Spirituality thrives in the context of a living religious tradition; indeed, the latter’s constituent elements of symbol, doctrine, myth, ritual, text, and story all shape an experiential religious world. Belief and practice embedded within tradition "keep alive" a sense of transcendence, sacrality, and ultimacy. Put differently, religion is a symbolic and linguistic system that by its nature is powerfully evocative—it triggers experiences and emotions and at the cognitive level defines a meaningful universe including proper strategies of action. Encoded signs and symbols are the means by which experiences not only are generated but are described, even recognized and labeled, as religious. Historically, the major world religious traditions have relied upon symbolic forms for breaking outside of the profane world and into an alternative reality known only through its ecstatic qualities and interpretive frames. Even within contemporary, more secular social settings, research suggests that those persons most involved in their religious traditions are more likely to report having strong religious experiences (Yamane and Polzer 1994, pp. 1-25).

More appropriately, we should speak of spiritualities—emphasizing the plural—since they vary by tradition and social and personal circumstance. Monotheistic, and typically highly monarchical religious traditions such as Christianity, Judaism, and Islam image God as a distant powerful being, as a male, kinglike lawgiver and judge, and locate the central human problem as one of sin and guilt as measured against divine standards. Emphasis is upon what Marcus J. Borg describes as a "performance model" of spiritual practice, of trying to meet the requirements God expects (1997, pp. 62-71). Hence the dominant God is somewhat more distant as traditionally conceived. But in the many Hindu and Buddhist traditions with their numerous gods, male and female, or no god, stress is upon devotion and meditation in quest of inner peace, joy, and liberation. There are many spiritual paths toward a higher consciousness through the cultivation of experiences of connection, belonging, wholeness, and selflessness. Eastern spiritual diversity thus stands out in contrast to the more monotheistic Western styles.

Religious symbols, belief, and community generate spiritual energy, but social factors shape the form the spiritual dynamic will take. As Max Weber (1864-1920) observed, the spiritual styles and theodicies for ruling elites differ markedly from those who are either weak and powerless or socially mobile. The spiritual dynamics of elites typically focus more upon the blessedness and naturalness of the existing order; the powerless on otherworldly rewards that should come in the next life; and the socially mobile on the importance of getting ahead and doing well. Metaphysical spiritualities acknowledge these same features of the natural order but usually without full blown justifications for dominance. Minorities are often, though not always, characterized by otherworldly spirituality. At times they are motivated spiritually by religiously inspired ethical ideals to engage in struggles against oppression and inequality, an obvious example being the civil rights movement led by the Reverend Martin Luther King Jr. (1929-1968). Rooted in the African American Christian experience, King exposed the gap between ethical ideals and social injustice; addressing a deep psychological dissonance between ideals and practice, he thereby mounted a "spiritual protest" without having to resort to the use of violence as a means of bringing about constructive social change.

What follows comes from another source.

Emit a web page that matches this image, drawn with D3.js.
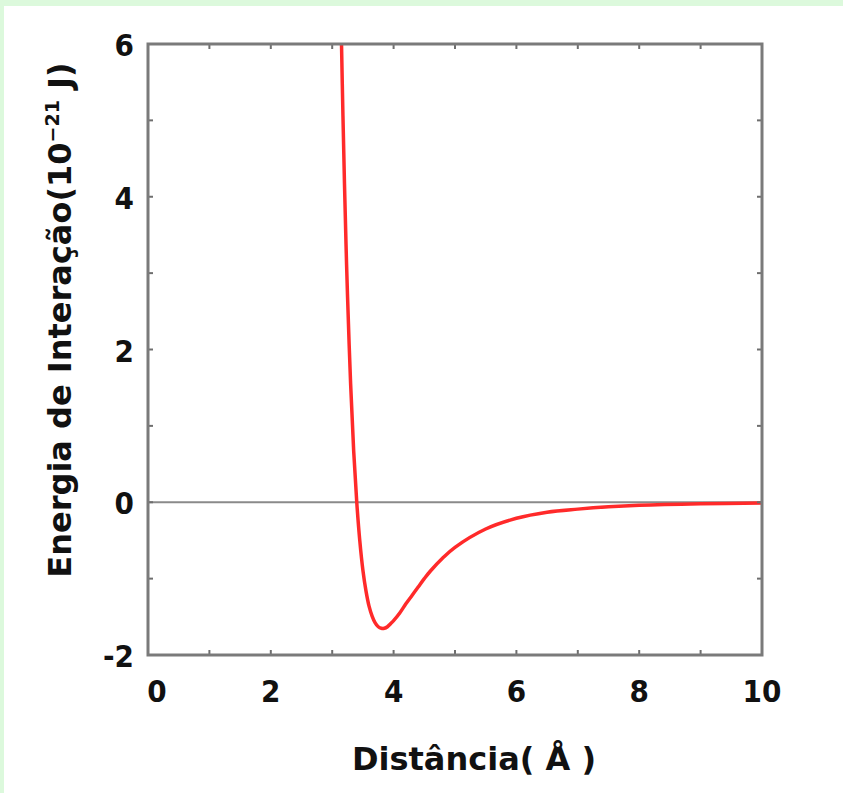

In the contemporary world, spirituality takes increasingly diverse forms in response to changing social and cultural realities. One emerging pattern is described as post-traditional, characterized by the searching and experimenting Ursula King speaks of. Individuals acting with a great degree of autonomy explore spiritual truths from many sources, mixing and matching elements to their own choice. High levels of exposure to religious diversity contribute as well to a mixing of the codes. Cross-national research in Western countries suggests that this pattern holds broadly for the post-World War II (1939-1945) generation (Roof et al. 1995), and especially so in the United States. Seeker-oriented spirituality is compatible with life in modern, rapidly paced societies. Also, in these settings, ties to faith traditions are often weak. Social and religious conditions thus make for a thriving "spiritual marketplace" where innovative entrepreneurs compete with one another in defining spiritual needs and in supplying meaning and practice—all intended to assist the individual in his or her spiritual journey. Drawing upon the spiritual resources available to them, both within and outside of organized religion, people assume a considerable amount of self-direction in cultivating their spiritual lives.

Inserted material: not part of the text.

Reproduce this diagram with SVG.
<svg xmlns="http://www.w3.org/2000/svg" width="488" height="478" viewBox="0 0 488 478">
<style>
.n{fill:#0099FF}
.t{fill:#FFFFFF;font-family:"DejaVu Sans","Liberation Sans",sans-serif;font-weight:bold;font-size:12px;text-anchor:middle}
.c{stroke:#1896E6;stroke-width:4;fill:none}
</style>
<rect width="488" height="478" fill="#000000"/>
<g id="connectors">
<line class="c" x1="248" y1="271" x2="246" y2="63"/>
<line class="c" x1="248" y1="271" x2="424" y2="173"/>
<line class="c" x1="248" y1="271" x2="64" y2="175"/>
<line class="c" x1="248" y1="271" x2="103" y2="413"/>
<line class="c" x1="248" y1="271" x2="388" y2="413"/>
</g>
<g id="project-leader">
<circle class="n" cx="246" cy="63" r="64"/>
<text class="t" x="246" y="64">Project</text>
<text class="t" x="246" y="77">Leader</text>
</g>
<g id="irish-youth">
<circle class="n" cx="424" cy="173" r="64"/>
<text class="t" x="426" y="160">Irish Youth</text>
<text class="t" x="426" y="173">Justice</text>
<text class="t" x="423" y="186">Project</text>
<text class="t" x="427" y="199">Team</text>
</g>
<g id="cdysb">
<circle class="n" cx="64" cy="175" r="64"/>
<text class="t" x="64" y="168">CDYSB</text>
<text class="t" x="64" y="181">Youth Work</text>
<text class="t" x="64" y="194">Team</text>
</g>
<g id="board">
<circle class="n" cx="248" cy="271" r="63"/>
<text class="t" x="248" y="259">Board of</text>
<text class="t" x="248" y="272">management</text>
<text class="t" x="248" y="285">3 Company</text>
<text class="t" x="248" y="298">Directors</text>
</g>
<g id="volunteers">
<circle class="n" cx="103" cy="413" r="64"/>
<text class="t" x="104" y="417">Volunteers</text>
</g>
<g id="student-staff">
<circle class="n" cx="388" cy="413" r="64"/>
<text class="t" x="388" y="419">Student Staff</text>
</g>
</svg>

A distinction between spiritual and religious is becoming more commonplace in advanced modern societies. Within the United States, for example, the number of people claiming to be "spiritual but not religious" is estimated variously (but with differing empirical measures) as 14 percent (Roof 1999) and 31 percent (Wuthnow 2005) of the adult population. To be religious implies faith in God or the divine, participation in institutionally based practices, and respect for the teachings of a tradition; to be spiritual puts emphasis upon the experience of connectedness, relationship, or oneness with God/Christ/a higher power/the sacred/nature and appreciation for personal growth and inner awareness in one’s life journey. Various empirical measures of self-rated religiousness and spirituality are increasingly used by social scientists as a means of taping these differing responses. Self-rated religiousness is related to attendance at religious services and orthodox belief, whereas self-rated spirituality is associated with mystical experiences and New Age beliefs and practices, particularly among those with higher levels of education and income. An expanding body of research links these two to a broad range of social, psychological, and behavioral correlates, particularly in areas of psychotherapy, child-rearing philosophy, and lifestyle research (see Zinnbauer et al. 1997).

Research suggests that the vast majority of those claiming to be religious are also spiritual—indeed, the spiritual lies at the core of religious life. But if the post-traditional spiritual quests described above represent shifting styles of individual religious expression, a second pattern might be called retraditionalizing, or the deliberate cultivation of spiritual meaning through committed religious life and practice. Described as engaged spirituality, this effort is deeply grounded within congregational religious life and thus is less individualistic in style, and seeks to combine spiritual depth with social concern and responsibility (Wuthnow 1998; Stanczak 2006). A third, quite different pattern is the neotraditional response, or the attempt at reconstructing and enforcing older religious beliefs and values throughout a sociopolitical order. Protesting the erosions of modernity, efforts such as these typically arise in close alignment with political ideologies and mass movements, as with the mobilization of the Religious Right in the United States or the rise of radical Islamic militants in various parts of the world. Spirituality of this kind arises out of a remythologizing of narratives of God, people, and nationality in search of religious certainty and a more secure moral universe.